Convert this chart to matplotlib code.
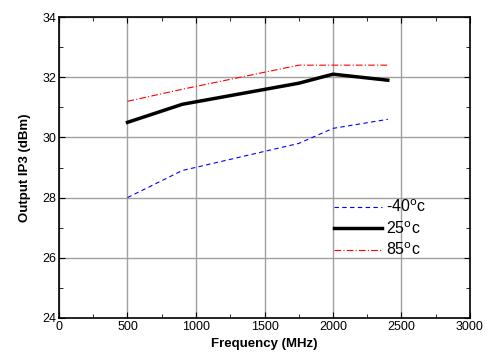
import matplotlib
matplotlib.use("Agg")
import matplotlib.pyplot as plt
from matplotlib.ticker import MultipleLocator

plt.rcParams['font.family'] = ['Liberation Sans', 'DejaVu Sans']

freq = [500, 900, 1750, 2000, 2400]
oip3_m40 = [28.0, 28.9, 29.8, 30.3, 30.6]
oip3_25 = [30.5, 31.1, 31.8, 32.1, 31.9]
oip3_85 = [31.2, 31.6, 32.4, 32.4, 32.4]

fig = plt.figure(figsize=(4.91, 3.64), dpi=100)
ax = fig.add_axes([59/491, 1 - 318/364, 411/491, 301/364])

ax.plot(freq, oip3_m40, color="blue", linestyle=(0, (4, 3)), linewidth=0.8, label="-40$^{\\rm o}$c")
ax.plot(freq, oip3_25, color="black", linestyle="-", linewidth=2.5, label="25$^{\\rm o}$c")
ax.plot(freq, oip3_85, color="red", linestyle=(0, (6, 2, 1, 2)), linewidth=0.8, label="85$^{\\rm o}$c")

ax.set_xlim(0, 3000)
ax.set_ylim(24, 34)
ax.xaxis.set_major_locator(MultipleLocator(500))
ax.xaxis.set_minor_locator(MultipleLocator(250))
ax.yaxis.set_major_locator(MultipleLocator(2))
ax.yaxis.set_minor_locator(MultipleLocator(1))
ax.tick_params(which="both", direction="in", top=True, right=True, labelsize=9, pad=2)
ax.tick_params(which="major", length=4)
ax.tick_params(which="minor", length=3)
ax.grid(True, which="major", color="#a0a0a0", linewidth=1)
ax.set_axisbelow(True)
for s in ax.spines.values():
    s.set_linewidth(1.2)

ax.set_xlabel("Frequency (MHz)", fontsize=9.5, fontweight="bold", labelpad=4)
ax.set_ylabel("Output IP3 (dBm)", fontsize=9.5, fontweight="bold", labelpad=8)

leg = ax.legend(loc="upper left", bbox_to_anchor=(0.653, 0.417), frameon=False,
                fontsize=11.5, handlelength=3.0, handletextpad=0.3, labelspacing=0.3,
                borderaxespad=0)

fig.savefig("out.png", dpi=100)
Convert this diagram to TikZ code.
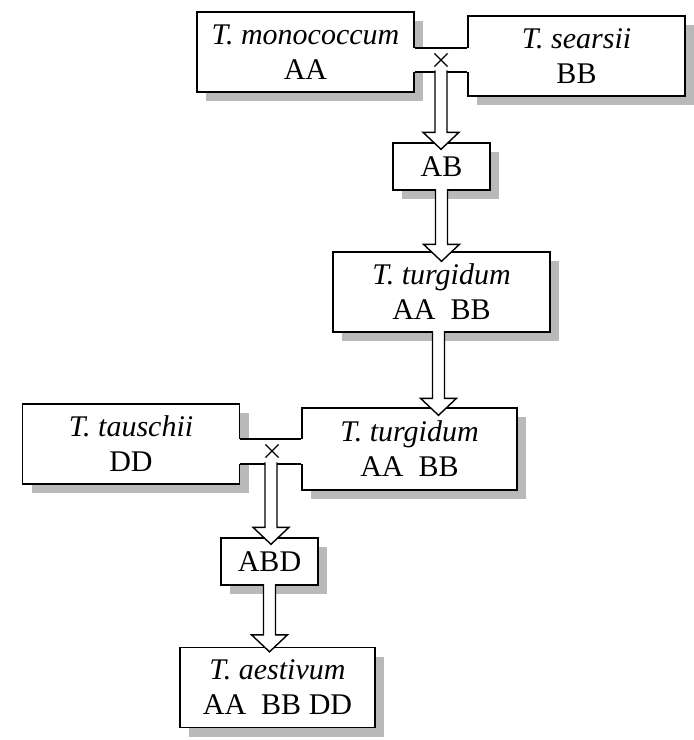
\documentclass[tikz,border=0pt]{standalone}
\usepackage{fontspec}
\setmainfont{Liberation Serif}
\usetikzlibrary{calc,shadows,shapes.misc}

\tikzset{
  box/.style={draw, fill=white, line width=0.7pt, align=center, inner sep=0pt,
    font=\fontsize{15}{17.5}\selectfont,
    drop shadow={shadow xshift=4.5pt, shadow yshift=-4.5pt, fill=gray!55, opacity=1}},
  bigbox/.style={box, minimum width=108.5pt, minimum height=40pt},
  smallbox/.style={box, minimum width=48.5pt, minimum height=23.5pt},
  hollow/.style={draw, fill=white, line width=0.7pt, line join=miter},
  kreuz/.style={cross out, draw, line width=0.6pt, minimum size=6pt, inner sep=0pt},
}

% hollow block arrow, straight down from #1 to the tip #2
\newcommand{\hollowarrow}[2]{%
  \draw[hollow] let \p1=(#1), \p2=(#2) in
    (\x1-3pt,\y1) -- (\x1-3pt,\y2+8.5pt) -- (\x1-9pt,\y2+8.5pt) -- (\x1,\y2)
    -- (\x1+9pt,\y2+8.5pt) -- (\x1+3pt,\y2+8.5pt) -- (\x1+3pt,\y1);}

\begin{document}
\begin{tikzpicture}[x=0.5pt, y=-0.5pt]
\useasboundingbox (0,0) rectangle (694,740);

% parents of the first cross
\node[bigbox] (mono) at (305.5,52) {\textit{T. monococcum}\\AA};
\node[bigbox] (sear) at (576.5,56) {\textit{T. searsii}\\BB};

\node[smallbox] (ab) at (441.5,166.5) {AB};
\node[bigbox] (turg) at (441.5,292) {\textit{T. turgidum}\\AA~~BB};

% parents of the second cross
\node[bigbox, minimum width=107.5pt, minimum height=41pt] (turgb) at (409.5,449) {\textit{T. turgidum}\\AA~~BB};
\node[bigbox] (tau) at (131,444) {\textit{T. tauschii}\\DD};

\node[smallbox] (abd) at (269.5,561.5) {ABD};
\node[bigbox, minimum width=97.5pt] (aes) at (277.5,687.5) {\textit{T. aestivum}\\AA~~BB DD};

% channels between crossed boxes
\coordinate (c1t) at (441,48);
\coordinate (c1b) at (441,72);
\coordinate (c2t) at (271,439);
\coordinate (c2b) at (271,464);

\fill[white] ([xshift=-1pt]mono.east |- c1t) rectangle ([xshift=1pt]sear.west |- c1b);
\draw[line width=0.7pt] (mono.east |- c1t) -- (sear.west |- c1t);
\draw[line width=0.7pt] (mono.east |- c1b) -- (sear.west |- c1b);
\node[kreuz] (x1) at (441,60) {};

\fill[white] ([xshift=-1pt]tau.east |- c2t) rectangle ([xshift=1pt]turgb.west |- c2b);
\draw[line width=0.7pt] (tau.east |- c2t) -- (turgb.west |- c2t);
\draw[line width=0.7pt] (tau.east |- c2b) -- (turgb.west |- c2b);
\node[kreuz] (x2) at (272,451) {};

% arrows
\hollowarrow{[yshift=0.8pt]c1b}{[yshift=-3.5pt]ab.north}
\hollowarrow{[yshift=0.8pt]ab.south}{[yshift=-5pt]turg.north}
\hollowarrow{[xshift=-1.5pt, yshift=0.8pt]turg.south}{[yshift=-4pt]turgb.north}
\hollowarrow{[yshift=0.8pt]c2b}{[yshift=-3.5pt]abd.north}
\hollowarrow{[yshift=0.8pt]abd.south}{[yshift=-2.5pt]aes.north}

\end{tikzpicture}
\end{document}
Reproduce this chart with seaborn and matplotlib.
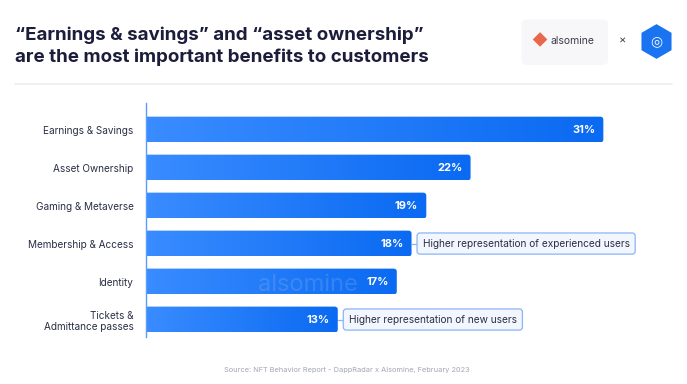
• • •
## What needs to be done
Repeat the material exactly as it reads, without any of its pictures.

## Task solution
Convert this chart to matplotlib code.
import matplotlib
matplotlib.use("Agg")
import matplotlib.pyplot as plt
from matplotlib.ticker import MultipleLocator

plt.rcParams['font.family'] = ['Liberation Sans', 'DejaVu Sans']

freq = [500, 900, 1750, 2000, 2400]
oip3_m40 = [28.0, 28.9, 29.8, 30.3, 30.6]
oip3_25 = [30.5, 31.1, 31.8, 32.1, 31.9]
oip3_85 = [31.2, 31.6, 32.4, 32.4, 32.4]

fig = plt.figure(figsize=(4.91, 3.64), dpi=100)
ax = fig.add_axes([59/491, 1 - 318/364, 411/491, 301/364])

ax.plot(freq, oip3_m40, color="blue", linestyle=(0, (4, 3)), linewidth=0.8, label="-40$^{\\rm o}$c")
ax.plot(freq, oip3_25, color="black", linestyle="-", linewidth=2.5, label="25$^{\\rm o}$c")
ax.plot(freq, oip3_85, color="red", linestyle=(0, (6, 2, 1, 2)), linewidth=0.8, label="85$^{\\rm o}$c")

ax.set_xlim(0, 3000)
ax.set_ylim(24, 34)
ax.xaxis.set_major_locator(MultipleLocator(500))
ax.xaxis.set_minor_locator(MultipleLocator(250))
ax.yaxis.set_major_locator(MultipleLocator(2))
ax.yaxis.set_minor_locator(MultipleLocator(1))
ax.tick_params(which="both", direction="in", top=True, right=True, labelsize=9, pad=2)
ax.tick_params(which="major", length=4)
ax.tick_params(which="minor", length=3)
ax.grid(True, which="major", color="#a0a0a0", linewidth=1)
ax.set_axisbelow(True)
for s in ax.spines.values():
    s.set_linewidth(1.2)

ax.set_xlabel("Frequency (MHz)", fontsize=9.5, fontweight="bold", labelpad=4)
ax.set_ylabel("Output IP3 (dBm)", fontsize=9.5, fontweight="bold", labelpad=8)

leg = ax.legend(loc="upper left", bbox_to_anchor=(0.653, 0.417), frameon=False,
                fontsize=11.5, handlelength=3.0, handletextpad=0.3, labelspacing=0.3,
                borderaxespad=0)

fig.savefig("out.png", dpi=100)
Convert this diagram to TikZ code.
\documentclass[tikz,border=0pt]{standalone}
\usepackage{fontspec}
\setmainfont{Liberation Serif}
\usetikzlibrary{calc,shadows,shapes.misc}

\tikzset{
  box/.style={draw, fill=white, line width=0.7pt, align=center, inner sep=0pt,
    font=\fontsize{15}{17.5}\selectfont,
    drop shadow={shadow xshift=4.5pt, shadow yshift=-4.5pt, fill=gray!55, opacity=1}},
  bigbox/.style={box, minimum width=108.5pt, minimum height=40pt},
  smallbox/.style={box, minimum width=48.5pt, minimum height=23.5pt},
  hollow/.style={draw, fill=white, line width=0.7pt, line join=miter},
  kreuz/.style={cross out, draw, line width=0.6pt, minimum size=6pt, inner sep=0pt},
}

% hollow block arrow, straight down from #1 to the tip #2
\newcommand{\hollowarrow}[2]{%
  \draw[hollow] let \p1=(#1), \p2=(#2) in
    (\x1-3pt,\y1) -- (\x1-3pt,\y2+8.5pt) -- (\x1-9pt,\y2+8.5pt) -- (\x1,\y2)
    -- (\x1+9pt,\y2+8.5pt) -- (\x1+3pt,\y2+8.5pt) -- (\x1+3pt,\y1);}

\begin{document}
\begin{tikzpicture}[x=0.5pt, y=-0.5pt]
\useasboundingbox (0,0) rectangle (694,740);

% parents of the first cross
\node[bigbox] (mono) at (305.5,52) {\textit{T. monococcum}\\AA};
\node[bigbox] (sear) at (576.5,56) {\textit{T. searsii}\\BB};

\node[smallbox] (ab) at (441.5,166.5) {AB};
\node[bigbox] (turg) at (441.5,292) {\textit{T. turgidum}\\AA~~BB};

% parents of the second cross
\node[bigbox, minimum width=107.5pt, minimum height=41pt] (turgb) at (409.5,449) {\textit{T. turgidum}\\AA~~BB};
\node[bigbox] (tau) at (131,444) {\textit{T. tauschii}\\DD};

\node[smallbox] (abd) at (269.5,561.5) {ABD};
\node[bigbox, minimum width=97.5pt] (aes) at (277.5,687.5) {\textit{T. aestivum}\\AA~~BB DD};

% channels between crossed boxes
\coordinate (c1t) at (441,48);
\coordinate (c1b) at (441,72);
\coordinate (c2t) at (271,439);
\coordinate (c2b) at (271,464);

\fill[white] ([xshift=-1pt]mono.east |- c1t) rectangle ([xshift=1pt]sear.west |- c1b);
\draw[line width=0.7pt] (mono.east |- c1t) -- (sear.west |- c1t);
\draw[line width=0.7pt] (mono.east |- c1b) -- (sear.west |- c1b);
\node[kreuz] (x1) at (441,60) {};

\fill[white] ([xshift=-1pt]tau.east |- c2t) rectangle ([xshift=1pt]turgb.west |- c2b);
\draw[line width=0.7pt] (tau.east |- c2t) -- (turgb.west |- c2t);
\draw[line width=0.7pt] (tau.east |- c2b) -- (turgb.west |- c2b);
\node[kreuz] (x2) at (272,451) {};

% arrows
\hollowarrow{[yshift=0.8pt]c1b}{[yshift=-3.5pt]ab.north}
\hollowarrow{[yshift=0.8pt]ab.south}{[yshift=-5pt]turg.north}
\hollowarrow{[xshift=-1.5pt, yshift=0.8pt]turg.south}{[yshift=-4pt]turgb.north}
\hollowarrow{[yshift=0.8pt]c2b}{[yshift=-3.5pt]abd.north}
\hollowarrow{[yshift=0.8pt]abd.south}{[yshift=-2.5pt]aes.north}

\end{tikzpicture}
\end{document}
Reproduce this chart with seaborn and matplotlib.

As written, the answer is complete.